Pour renforcer cette disposition, le constituant a tenu à impliquer le Président de la République en lui confiant le rôle de garant de l’exécution de toutes les décisions judiciaires rendues par les cours et tribunaux, civils et militaires.
Article 149, al.4 : « Les arrêts et les jugements ainsi que les ordonnances des cours et tribunaux sont exécutés au nom du Président de la République. »
Ici, c’est la personne du Président de la République qui se trouve engagée en tant que magistrat suprême, pour qu’il veille à ce que les décisions judicaires soient d’abord bien rendues avant d’être exécutées en son nom. Dans la pratique cependant, le peuple est de plus en plus d’avis qu’en haut lieu, la survie politique du régime a primauté sur les intérêts supérieurs de la nation et des droits des particuliers. D’où le bris de confiance entre le peuple et le système judiciaire que la présente analyse tente de démontrer à travers quelques faits avérés.
L’impunité, source de méfiance entre le peuple et le système judiciaire
Même si l’on parlait déjà des intouchables à l’époque du MPR, la jurisprudence est abondante pour témoigner de nombreux procès ayant impliqué des dignitaires du régime et autres cadres du parti malgré des immunités et privilèges de juridiction prévus dans l’ancien code de procédure pénale. Jadis, des commissaires d’État (aujourd’hui ministres) ainsi que des PDG d’entreprises publiques avaient été révoqués, mis à la disposition de la justice et condamnés ou acquittés, dans certains cas. De nos jours encore, avocats et magistrats sont fiers de se ressourcer dans des bulletins des arrêts de la Cour suprême de justice de l’époque, véritables mines d’or du droit pratique et de la jurisprudence.
Les procès de ce genre ont quasiment disparu sous la Troisième République, du fait pour la plupart des acteurs politiques d’avoir chacun son parti politique créé non pas pour conquérir le pouvoir mais plutôt pour se positionner soit pour se tailler une place autour de la mangeoire, soit pour se mettre en ordre utile, dans la réserve de la République, en attente de nouveaux enjeux. Comme conséquence, les cartels politiques naissent, se ramifient telle l’hydre.[2] En réalité ces cartels, qui ne grossissent souvent et curieusement qu’autour du parti au pouvoir (Alliance pour la majorité présidentielle, Majorité présidentielle, Front commun du Congo, Union sacrée de la nation) sont devenus de véritables refuges de nombreux malfaiteurs, capables de garantir l’impunité à leurs membres dans une sorte de solidarité basée sur le soutien au Chef de l’État.

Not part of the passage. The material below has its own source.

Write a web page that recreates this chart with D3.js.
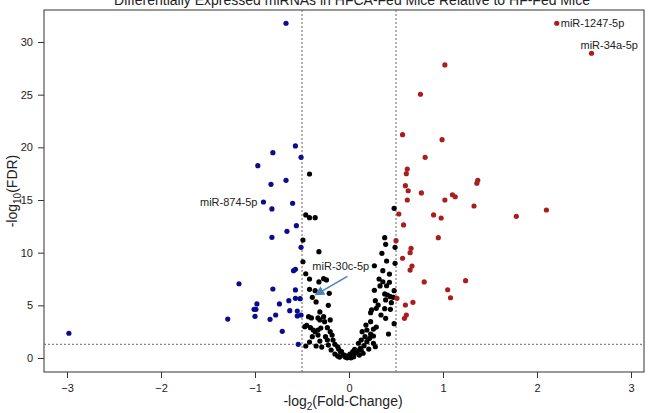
<!DOCTYPE html>
<html>
<head>
<meta charset="utf-8">
<script src="https://cdn.jsdelivr.net/npm/d3@7"></script>
<style>
  body { margin: 0; background: #fff; }
  svg { display: block; font-family: "Liberation Sans", Arial, sans-serif; }
</style>
</head>
<body>
<svg id="chart" width="656" height="413"></svg>
<script>
// [-log2 fold change, -log10 FDR]
const notSignificant = [
  [-0.42,17.47],[-0.46,13.58],[-0.42,13.32],[-0.36,13.32],[-0.49,11.20],[-0.32,10.09],[-0.49,9.14],
  [-0.46,8.00],[-0.42,7.50],[-0.32,7.22],[-0.27,7.53],[-0.24,7.41],[-0.42,6.52],[-0.36,6.39],
  [-0.21,6.14],[-0.39,5.76],[-0.35,5.32],[-0.22,5.00],[-0.31,4.37],[-0.27,3.92],[-0.33,3.80],
  [-0.40,3.80],[-0.43,3.92],[-0.31,3.61],[-0.26,3.45],[-0.20,3.61],[-0.47,2.97],[-0.45,3.10],
  [-0.41,2.88],[-0.38,2.66],[-0.36,2.50],[-0.33,2.66],[-0.30,2.85],[-0.23,2.88],[-0.20,2.50],
  [-0.39,2.02],[-0.33,2.18],[-0.25,2.02],[-0.18,2.18],[-0.23,1.71],[-0.17,1.71],[-0.31,1.61],
  [-0.42,1.52],[-0.46,1.14],[-0.35,1.14],[-0.15,1.30],[-0.29,1.04],[-0.22,1.23],[-0.12,1.07],
  [-0.19,0.76],[-0.11,0.85],[-0.15,0.38],[-0.09,0.57],[-0.12,0.19],[-0.06,0.28],[-0.04,0.09],
  [-0.02,0.02],[0.00,0.09],[0.02,0.02],[0.04,0.12],
  [0.48,14.21],[0.38,11.42],[0.39,10.79],[0.35,9.94],[0.49,10.51],[0.40,9.21],[0.49,8.99],
  [0.27,8.76],[0.36,8.29],[0.43,7.97],[0.32,7.50],[0.36,7.24],[0.43,7.19],[0.33,6.84],
  [0.40,6.86],[0.27,6.43],[0.48,6.39],[0.38,6.08],[0.41,5.98],[0.44,5.82],[0.47,5.76],
  [0.39,5.51],[0.28,5.44],[0.45,5.25],[0.38,4.68],[0.24,4.56],[0.29,4.72],[0.44,4.62],
  [0.23,4.30],[0.39,3.77],[0.23,3.45],[0.48,3.26],[0.29,2.94],[0.26,2.75],[0.14,2.50],
  [0.42,2.28],[0.23,2.28],[0.19,2.66],[0.17,2.02],[0.26,2.09],[0.22,1.87],[0.13,1.71],
  [0.19,1.55],[0.26,1.40],[0.10,1.40],[0.16,1.17],[0.28,1.07],[0.12,0.92],[0.06,0.83],
  [0.21,0.85],[0.15,0.45],[0.04,0.60],[0.01,0.38],[-0.02,0.19],[-0.08,0.60],[-0.05,0.28],
  [0.05,0.12],[-0.01,0.07],[0.31,5.03],[0.34,4.08],[0.18,3.13],[0.07,0.47],[0.11,0.28],
  [-0.10,0.09],[0.09,0.66],[0.13,0.76]
];

const downRegulated = [
  [-0.67,31.78],[-0.57,20.13],[-0.81,19.49],[-0.51,19.05],[-0.97,18.26],[-0.67,16.87],
  [-0.83,16.49],[-0.91,14.81],[-0.60,14.69],[-0.82,14.15],[-0.56,12.56],[-0.66,12.03],
  [-0.82,11.46],[-0.51,10.51],[-0.57,8.42],[-0.59,8.29],[-1.17,7.05],[-0.81,6.55],
  [-0.57,6.46],[-0.52,5.63],[-0.57,5.67],[-0.64,5.44],[-0.74,5.13],[-0.98,5.13],
  [-1.01,4.62],[-0.99,4.62],[-0.63,4.49],[-0.55,4.46],[-1.00,3.96],[-0.78,4.08],
  [-0.84,3.67],[-0.51,4.08],[-0.55,3.99],[-1.29,3.70],[-0.71,2.53],[-0.54,1.30],
  [-2.98,2.35]
];

const upRegulated = [
  [2.21,31.78],[2.58,28.93],[1.02,27.82],[0.76,25.04],[0.57,21.20],[0.99,20.73],
  [0.81,19.05],[0.62,17.94],[0.61,17.50],[0.60,16.36],[0.63,15.88],[0.77,15.67],
  [0.62,15.00],[1.10,15.50],[1.13,15.31],[1.33,14.43],[1.37,16.87],[1.36,16.59],
  [1.02,15.00],[1.78,13.45],[2.10,14.05],[0.53,13.67],[0.90,13.58],[0.98,13.29],
  [0.58,12.63],[0.95,11.42],[0.50,11.14],[0.66,10.41],[0.65,10.00],[0.57,9.47],
  [0.67,8.73],[0.65,8.35],[0.80,7.22],[1.24,7.34],[1.05,6.48],[1.08,5.72],
  [0.51,5.67],[0.68,5.29],[0.60,5.03],[0.61,4.08],[0.59,3.77]
];

const labelNames = ["miR-1247-5p", "miR-34a-5p", "miR-874-5p", "miR-30c-5p"];
const labelPoints = [[2.21,31.78],[2.58,28.93],[-0.91,14.81],[-0.39,5.76]];

const xTicks = [-3, -2, -1, 0, 1, 2, 3];
const yTicks = [0, 5, 10, 15, 20, 25, 30];
const foldCut = 0.5;
const fdrCut = 1.3;

const frame = {left: 44, right: 644, top: 10, bottom: 372};

const svg = d3.select('#chart');

const x = d3.scaleLinear().domain([-3, 3]).range([67, 631]);
const y = d3.scaleLinear().domain([0, 30]).range([358, 42]);

// title (runs off the top edge, as in the original)
svg.append('text')
    .attr('x', 352)
    .attr('y', 5)
    .attr('text-anchor', 'middle')
    .attr('font-size', 14)
    .attr('fill', '#222')
    .text('Differentially Expressed miRNAs in HFCA-Fed Mice Relative to HF-Fed Mice');

// axes
const xAxis = svg.append('g')
    .attr('transform', `translate(0,${frame.bottom})`)
    .call(d3.axisBottom(x).tickValues(xTicks).tickFormat(d3.format('d')).tickSize(6).tickPadding(6));
const yAxis = svg.append('g')
    .attr('transform', `translate(${frame.left},0)`)
    .call(d3.axisLeft(y).tickValues(yTicks).tickFormat(d3.format('d')).tickSize(6).tickPadding(5));

[xAxis, yAxis].forEach(g => {
  g.select('.domain').remove();
  g.selectAll('line').attr('stroke', '#333');
  g.selectAll('text').attr('font-size', 11).attr('fill', '#222')
    .attr('font-family', '"Liberation Sans", Arial, sans-serif');
});

svg.append('rect')
    .attr('x', frame.left)
    .attr('y', frame.top)
    .attr('width', frame.right - frame.left)
    .attr('height', frame.bottom - frame.top)
    .attr('fill', 'none')
    .attr('stroke', '#333');

// cut-off lines
const cutStyle = sel => sel.attr('stroke', '#666').attr('stroke-dasharray', '2,2').attr('stroke-width', 1);
[-foldCut, foldCut].forEach(v => {
  svg.append('line')
      .attr('x1', x(v)).attr('x2', x(v))
      .attr('y1', frame.top).attr('y2', frame.bottom)
      .call(cutStyle);
});
svg.append('line')
    .attr('x1', frame.left).attr('x2', frame.right)
    .attr('y1', y(fdrCut)).attr('y2', y(fdrCut))
    .call(cutStyle);

// points
const drawPoints = (data, colour) => {
  svg.append('g').selectAll('circle')
      .data(data)
      .enter()
      .append('circle')
        .attr('cx', d => x(d[0]))
        .attr('cy', d => y(d[1]))
        .attr('r', 2.6)
        .attr('fill', colour);
};
drawPoints(notSignificant, '#000');
drawPoints(downRegulated, '#0b0b8e');
drawPoints(upRegulated, '#a81e1e');

// point labels
const labelOffsets = [[4, 4], [-11, -4], [-6, 4], [0, -27]];
const labelAnchors = ['start', 'start', 'end', 'start'];
labelNames.forEach((name, i) => {
  const p = labelPoints[i];
  svg.append('text')
      .attr('x', x(p[0]) + labelOffsets[i][0])
      .attr('y', y(p[1]) + labelOffsets[i][1])
      .attr('text-anchor', labelAnchors[i])
      .attr('font-size', 11)
      .attr('fill', '#222')
      .text(name);
});

// arrow to miR-30c-5p
svg.append('defs').append('marker')
    .attr('id', 'arrowHead')
    .attr('viewBox', '0 0 10 10')
    .attr('refX', 8).attr('refY', 5)
    .attr('markerWidth', 6).attr('markerHeight', 6)
    .attr('orient', 'auto')
  .append('path')
    .attr('d', 'M0,0L10,5L0,10Z')
    .attr('fill', '#4f81bd');
const target = labelPoints[3];
svg.append('line')
    .attr('x1', x(target[0]) + 35).attr('y1', y(target[1]) - 21)
    .attr('x2', x(target[0]) + 4).attr('y2', y(target[1]) - 3)
    .attr('stroke', '#4f81bd')
    .attr('stroke-width', 1.6)
    .attr('marker-end', 'url(#arrowHead)');

// axis titles
const xTitle = svg.append('text')
    .attr('x', 343)
    .attr('y', 406)
    .attr('text-anchor', 'middle')
    .attr('font-size', 14)
    .attr('fill', '#222');
xTitle.append('tspan').text('-log');
xTitle.append('tspan').attr('font-size', 10).attr('dy', 4).text('2');
xTitle.append('tspan').attr('dy', -4).text('(Fold-Change)');

const yTitle = svg.append('text')
    .attr('transform', 'translate(17,191) rotate(-90)')
    .attr('text-anchor', 'middle')
    .attr('font-size', 14)
    .attr('fill', '#222');
yTitle.append('tspan').text('-log');
yTitle.append('tspan').attr('font-size', 10).attr('dy', 4).text('10');
yTitle.append('tspan').attr('dy', -4).text('(FDR)');
</script>
</body>
</html>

Faute d’élections organisées dans la transparence et garantissant des résultats peu contestables, ce sont ces regroupements politiques qui procurent la légitimité au pouvoir. Les loups ne se mangeant pas entre eux, tout acte tendant à ouvrir la voie à une action en justice contre un membre du cartel doit être rapidement étouffé dans l’œuf, étant considéré comme destiné à fragiliser le Chef de l’État face à l’opposition. C’est pourquoi sous Joseph Kabila, aucune mission de contrôle parlementaire n’avait abouti à la mise en accusation d’un ministre ou d’un mandataire public. Seuls des opposants ont fait les frais de la répression sans pitié pour avoir osé user de leur liberté d’expression pour critiquer le régime ou simplement pour annoncer une candidature à l’élection présidentielle. Et chaque fois la justice s’est manifestée juste comme une branche judiciaire du régime. Qu’en est-il sous le régime de Félix Tshisekedi?
Le visage de la justice sous le régime de Félix Tshisekedi
La longue lutte menée par l’UDPS pour accéder au pouvoir, les répressions de tous genres subies par ses cadres et militants, les violations massives des droits des citoyens, l’instrumentalisation de la justice et l’embourgeoisement sans commune mesure des détenteurs du pouvoir sous les régimes précédents suffisaient pour traduire en actes le slogan de l’État de droit. Ceux qui se donnent la peine de nous lire se souviendront qu’en octobre 2016, nous avions attribué l’échec des objectifs retenus à l’Accord global de Sun City à la non prise en compte de l’institution Pouvoir judiciaire. Sous le titre « La justice, premier chantier à réaliser après les régimes de Joseph Kabila », publié en 2016, nous écrivions : « C’est pourquoi, après un long temps de réflexion, nous avons estimé que d’ores et déjà, c’est le chantier de la Justice qui devrait figurer au premier plan des projets de société des partis et des personnalités politiques qui ont à cœur la survie et le développement de la nation congolaise et le bien-être du peuple congolais. »[3]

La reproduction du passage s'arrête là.